Factorisation of $X^n-a$ in $\mathbb{F}_p$

Question

Do we know general formula for factorisation of $X^n-a$ in $\mathbb{F}_p$ for any $a\in\mathbb{F}_p$? At least do we know the degree of the factors?

Some reflexions:

• if $a=1$ it is the "cyclotomic factorisation" with factorisation of the cyclomic polynomial $\phi_i$ in factor of degree the order of $p$ in $\mathbb{Z}/a\mathbb{Z}$.
• if $a=-1$ we can get the factorisation of $X^n+1$ from the factorisation of $X^{2n}-1$
• if $a$ is an $n$-power in $\mathbb{F}_p$ we can get a factorisation with $$ X^n-a=X^n-b^n=b^n\left(\left(\frac{X}{b}\right)^n-1\right) $$
• if $-a$ is an $n$-power in $\mathbb{F}_p$ we can do the same thing with $X^n+1$
• if $n=p^k$ then $a$ is a $n$-power (and then Frobenius make the job)
• I have seen in Lang Algebra (Theo 9.1) that $X^n-a$ will be irreducible $a$ is never a $q$-power for all $q|n$.

Any Idea?

Answer 1

I think I answered to my question in the two following personal paper: paper 1 and paper 2.

Answer 2

I dont' consider it really as a complet answer but it's a begin.
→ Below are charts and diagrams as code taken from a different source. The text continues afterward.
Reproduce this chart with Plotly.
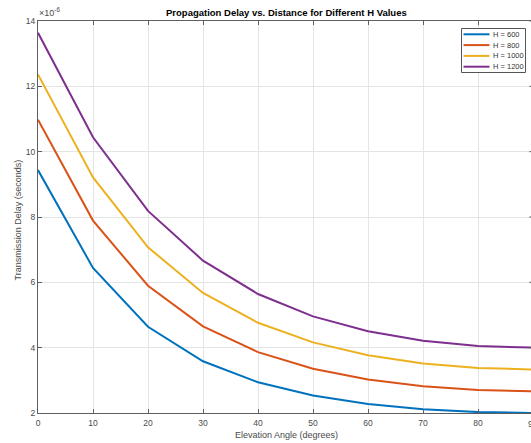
import plotly.graph_objects as go

# Elevation angle (degrees) and propagation delay (seconds) for each altitude H (km)
angles = [0, 10, 20, 30, 40, 50, 60, 70, 80, 90]
delay_h600 = [9.436e-6, 6.441e-6, 4.641e-6, 3.584e-6, 2.941e-6, 2.536e-6, 2.277e-6, 2.116e-6, 2.028e-6, 2.000e-6]
delay_h800 = [10.977e-6, 7.890e-6, 5.896e-6, 4.651e-6, 3.863e-6, 3.354e-6, 3.024e-6, 2.817e-6, 2.703e-6, 2.667e-6]
delay_h1000 = [12.363e-6, 9.211e-6, 7.072e-6, 5.675e-6, 4.762e-6, 4.161e-6, 3.765e-6, 3.516e-6, 3.378e-6, 3.333e-6]
delay_h1200 = [13.641e-6, 10.440e-6, 8.187e-6, 6.664e-6, 5.643e-6, 4.958e-6, 4.502e-6, 4.213e-6, 4.052e-6, 4.000e-6]

series_names = ["H = 600", "H = 800", "H = 1000", "H = 1200"]
series_values = [delay_h600, delay_h800, delay_h1000, delay_h1200]
series_colors = ["#0072BD", "#D95319", "#EDB120", "#7E2F8E"]

x_ticks = [0, 10, 20, 30, 40, 50, 60, 70, 80, 90]
y_ticks = [2e-6, 4e-6, 6e-6, 8e-6, 10e-6, 12e-6, 14e-6]
y_tick_labels = ["2", "4", "6", "8", "10", "12", "14"]

# Figure geometry (pixels)
W, H = 531, 443
L, R, T, B = 38, 0, 21, 30
PW, PH = W - L - R, H - T - B
PX_PER_DEG = 5.5  # horizontal scale of the angle axis


def px_x(p):
    return (p - L) / PW


def px_y(p):
    return (H - B - p) / PH


FONT = "Liberation Sans, Arial, Helvetica, sans-serif"
AXIS_COLOR = "#5f5f5f"
TEXT_COLOR = "#4a4a4a"
GRID_COLOR = "#e4e4e4"

fig = go.Figure()
for name, vals, col in zip(series_names, series_values, series_colors):
    fig.add_trace(go.Scatter(x=angles, y=vals, mode="lines", name=name,
                             line=dict(color=col, width=2), showlegend=False))

fig.update_layout(
    width=W, height=H,
    margin=dict(l=L, r=R, t=T, b=B, pad=0),
    paper_bgcolor="white", plot_bgcolor="white",
    font=dict(family=FONT, size=8.5, color=TEXT_COLOR),
)
fig.update_xaxes(
    range=[0, PW / PX_PER_DEG], tickvals=x_ticks,
    ticks="inside", ticklen=4, tickcolor=AXIS_COLOR, tickwidth=1,
    showline=True, linecolor=AXIS_COLOR, linewidth=1, mirror="ticks",
    showgrid=True, gridcolor=GRID_COLOR, gridwidth=1, zeroline=False,
    tickfont=dict(size=8.5, color=TEXT_COLOR), ticklabelstandoff=2,
)
fig.update_yaxes(
    range=[2e-6, 14e-6], tickvals=y_ticks, ticktext=y_tick_labels,
    ticks="inside", ticklen=4, tickcolor=AXIS_COLOR, tickwidth=1,
    showline=True, linecolor=AXIS_COLOR, linewidth=1, mirror=False,
    showgrid=True, gridcolor=GRID_COLOR, gridwidth=1, zeroline=False,
    tickfont=dict(size=8.5, color=TEXT_COLOR),
)

# Inward ticks on the right-hand box edge
for v in y_ticks:
    fig.add_shape(type="line", xref="paper", yref="y",
                  x0=px_x(529.3), x1=1.0, y0=v, y1=v,
                  line=dict(color=AXIS_COLOR, width=1))

# Last angle label sits at the right edge of the box
fig.add_annotation(xref="paper", yref="paper", x=px_x(L + 90 * PX_PER_DEG), y=px_y(417),
                   text=str(x_ticks[-1]), showarrow=False, xanchor="center", yanchor="top",
                   font=dict(size=8.5, color=TEXT_COLOR))

# Title, axis titles and exponent
fig.add_annotation(xref="paper", yref="paper", x=px_x(286), y=px_y(13),
                   text="Propagation Delay vs. Distance for Different H Values",
                   showarrow=False, xanchor="center", yanchor="middle",
                   font=dict(size=9.5, color="#000000", weight="bold"))
fig.add_annotation(xref="paper", yref="paper", x=px_x(286), y=px_y(435),
                   text="Elevation Angle (degrees)", showarrow=False,
                   xanchor="center", yanchor="middle",
                   font=dict(size=9, color=TEXT_COLOR))
fig.add_annotation(xref="paper", yref="paper", x=px_x(17.5), y=px_y(220),
                   text="Transmission Delay (seconds)", showarrow=False, textangle=-90,
                   xanchor="center", yanchor="middle",
                   font=dict(size=9, color=TEXT_COLOR))
fig.add_annotation(xref="paper", yref="paper", x=px_x(37), y=px_y(20),
                   text="\u00d710<sup>-6</sup>", showarrow=False,
                   xanchor="left", yanchor="bottom",
                   font=dict(size=9, color=TEXT_COLOR))

# Boxed legend in the upper right corner
leg_left, leg_right, leg_top, leg_bottom = 461.5, 525.5, 28.5, 72.5
fig.add_shape(type="rect", xref="paper", yref="paper",
              x0=px_x(leg_left), x1=px_x(leg_right), y0=px_y(leg_bottom), y1=px_y(leg_top),
              line=dict(color="#555555", width=1), fillcolor="white", layer="above")
for i, (name, col) in enumerate(zip(series_names, series_colors)):
    yc = 34.3 + i * 10.8
    fig.add_shape(type="line", xref="paper", yref="paper",
                  x0=px_x(463.5), x1=px_x(489.5), y0=px_y(yc), y1=px_y(yc),
                  line=dict(color=col, width=2), layer="above")
    fig.add_annotation(xref="paper", yref="paper", x=px_x(490.5), y=px_y(yc),
                       text=name, showarrow=False, xanchor="left", yanchor="middle",
                       font=dict(size=7.5, color="#333333"))

fig.write_html("out.html")
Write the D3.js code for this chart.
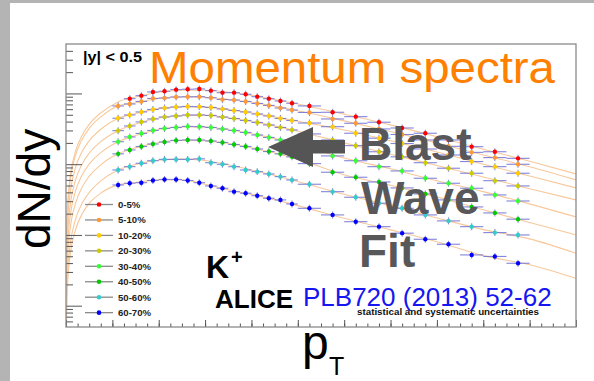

Let take an example: $X^6-3$ modulo 5.

We have $3^4=1$ so that if $\alpha$ is a root of $X^6-3$ ie $\alpha^6=6$ then $\alpha^{24}=1$ i.e. $\alpha$ is a root of $X^{24}-1$ and hence $X^6-3$ divides $X^{24}-1$. As a result $X^6-3$ is a product of cycltomic polynomial $\phi_{i,j}$ for $i|24$ (the index $j$ is because the $\phi_i$ are not irreducible in $\mathbb{F}_p$)

We can formalise that by denoting $E_{5,6,3}$ the subset of divisor of $24=6\times\text{ord}_5(3)$ (weighted with the number of subdivisor of $\phi_i$ for each $i$) with the property that $$ X^6-3=\prod\limits_{i\in E_{24,3},j} \phi_{i,j}(X) $$

So the question is: how to find $E_{5,6,3}$?

One way to proceed, which do not give direct (I mean explicit) answer:

\begin{align*} X^{24}-1 &= (X^6)^4-4^4\\ &= 3^4\left[ \left( \frac{X^6}{3} \right)^4-1 \right]\\ &= 3^4\prod\limits_{i|4}\phi_i\left( \frac{X^6}{3} \right)\\ &= \prod\limits_{i|4}3^{\varphi(i)}\phi_i\left( \frac{X^6}{3} \right)\\ &= (X^6-3)(X^6+3)(X^{12}+9) \end{align*}

As a result, $$ X^6-3=\frac{X^{24}-1}{(X^6+3)(X^{12}+9)} $$

And as we know the irreducible factorisation of $X^{24}-1$ it should be not to difficult (here is maybe a problem) to get this one of $X^6-3$:

Here $X^{12}+9=X^{12}-1$ so that

$$ X^6-3=\frac{X^{12}+1}{X^6+3} $$ But $X^{12}+1=\phi_{24}\phi_8$, these two factor decompose in $\mathbb{F}_5$ in factors of degree 2 because 2 is the order of 5 in $\mathbb{Z}/24\mathbb{Z}$ and $\mathbb{Z}/8\mathbb{Z}$ so that $$ X^6-3=\frac{\phi_{24,1}\phi_{24,2}\phi_{24,3}\phi_{24,4}\phi_{8,1}\phi_{8,2}}{X^6+3} $$ so that for "symetric reasons" (hum...) $$ X^6-3=\phi_{24,1}\phi_{24,2}\phi_{8,1} $$

So here $E_{5,6,3}=\{24_2,8_1\}$.

As I said (if the above is correct) it is a little "craft" and it doesn't give directly $E_{p,n,a}$.